Anti-Muslim rhetoric and propaganda is “now very normalized within people’s minds,” she said, referring to a 2022 poll where more than two in five respondents – 43% – viewed Islam as “a harmful presence” in Canada.
Even as far back as 2012, there was a survey that found that “52% of Canadians distrusted Muslims, and 42% believe that the discrimination that Muslims faced was basically their own fault,” she added.
Politics and media: Justifying discrimination
Zine particularly criticized how political and media discourses in Canada have fanned Islamophobia, saying: “I think it’s not just downplayed. It’s also actually being exacerbated by … xenophobic policies and practices.”
She referred explicitly now-former Prime Minister Justin Trudeau’s assertions about being a Zionist: “Narratives like that are promoting Zionism at a time where we’re seeing a genocide … That is really problematic.
“That kind of political rhetoric is very much then authorizing those kinds of violent (anti-Muslim) actions to continue. It’s not condemning them; it’s actually contributing to legitimating those kinds of actions.”
Zine also expressed concern about the deeply ingrained perception of Muslims as dangerous or threatening within many Western societies, including Canada. She argued that this perception has historical roots, drawing parallels with the aftermath of the US-led war on terror.
“The global war on terror was the precursor, and that was also underpinned by racist ideologies that cast 2 billion people around the world as violent fanatical terrorists who were threatening democracy, threatening the stability of white nations and Western civilization as a whole,” she said.
These narratives persist today, she said, continuing to fuel the dehumanization of Muslims, especially Palestinians, and laying the groundwork for violence and discrimination.
“We heard references to Palestinians as ‘human animals,’ as ‘barbaric,’ as ‘monsters.’ That reproduced the idioms of colonial racism that were used to authorize and justify colonial violence,” she said.

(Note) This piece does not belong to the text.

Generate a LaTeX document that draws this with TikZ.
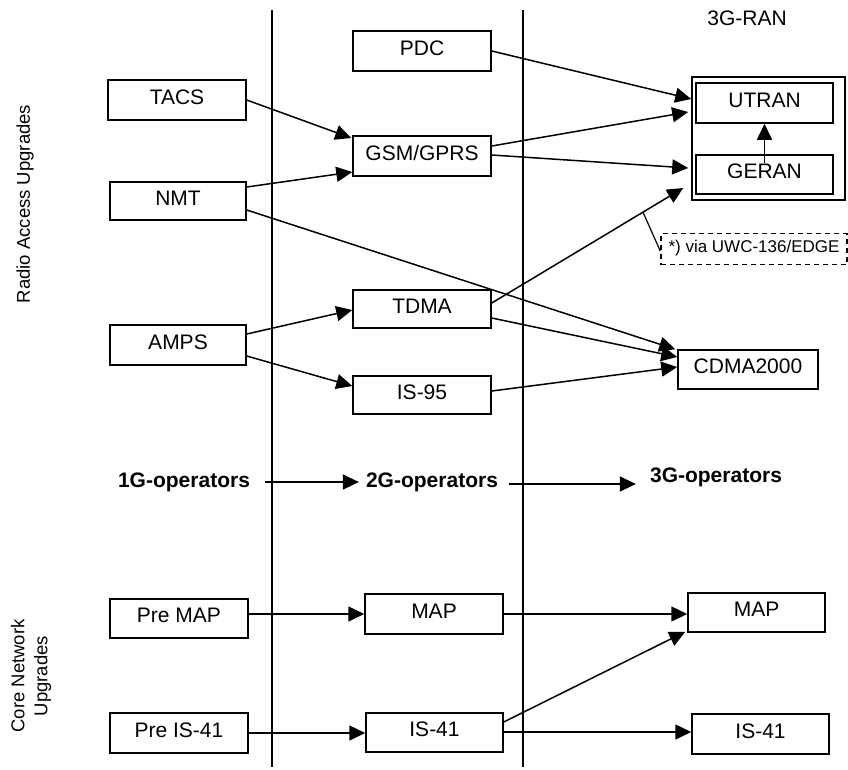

“There’s a historical continuity there, and that dehumanization of Palestinians has been the precursor, as we’ve seen, to this wholesale genocide,” she added, referring to Israel’s devastating assault on the Gaza Strip, which has killed or wounded more than 150,000 Palestinians and left the besieged enclave in ruins.
Despite this grim analysis, Zine identified a source of optimism in grassroots movements, particularly among young people and students advocating for Palestinian rights.
The pro-Palestine protests seen at universities around the world “give me hope for that generation moving forward and becoming leaders in other spheres of life where they’re desperately needed, because we have a crisis of leadership around these issues,” she said.